Rhode Island's tough anti-predator measure may persuade lenders to stop doing business in the state, industry observers said.
The Home Loan Protection Act, which was enacted July 11 and is scheduled to go into effect in December, would let borrowers rescind their loans if the law's provisions against flipping were violated.
Assignees would be liable only for "high-cost" loans - those with an annual percentage rate more than 8 percentage points above the yield on comparable Treasury securities.
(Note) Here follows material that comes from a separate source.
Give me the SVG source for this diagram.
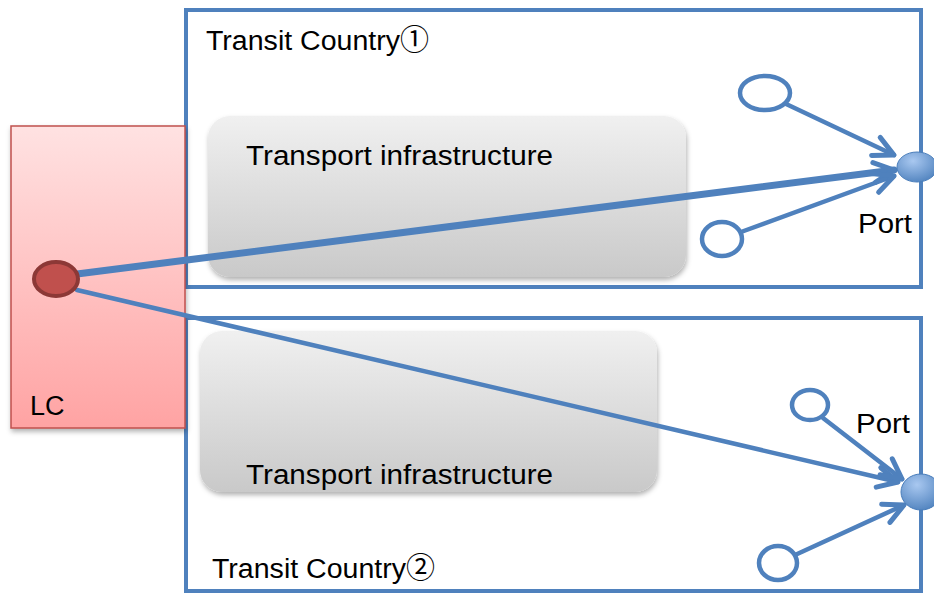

But the right of rescission in the event of flipping would apply to all loans, regardless of their cost.
Nanci Weissgold, a partner with the law firm Kirkpatrick & Lockhart Nicholson Graham LLP in Washington, said the right of rescission on regular home loans "may create the functional equivalent of assignee liability." In other words, "rescission can impair the loan and impact investors."
She also said the explicit assignee liability for high-cost loans would be imposed without any ceiling on damages in some cases.
The anti-flipping provision requires that on all refinancings, the creditor or broker must be able to demonstrate that the new loan would provide a "tangible net benefit" to the borrower. Ms. Weissgold called the provision ambiguous and hard to comply with.
Though certain federally chartered or Rhode Island depository institutions and their subsidiaries would be expressly exempt from the law, some that would have to comply with it are "flipping out," according to Ms. Weissgold.
It is not clear how the debt ratings agencies will respond to the law.
But Donald Lampe, a partner with Womble Carlyle Sandridge & Rice PLLC in Charlotte, said there is "a high degree of likelihood that the secondary market is going to have trouble with this," because "there's no way through due diligence to escape liability."
Lisa Tibbits, a spokeswoman for Moody's Investors Service Inc., said, "We are studying the law to see how it will affect the market, but we are not ready yet to make a statement."
In a May 2003 report titled "Impact of Predatory Lending Laws on RMBS Securitizations," Moody's said: "When the magnitude of potential damages is large, it may be practically impossible to protect securitization investors sufficiently to obtain an investment grade rating. Where this is the case, loans subject to a particular statute may be effectively unsecuritizable."
Neither Fitch Inc. nor Standard & Poor's Corp. returned requests for comment.
The Rhode Island General Assembly is in recess. A call to the office of Gov. Donald L. Carcieri was not immediately returned.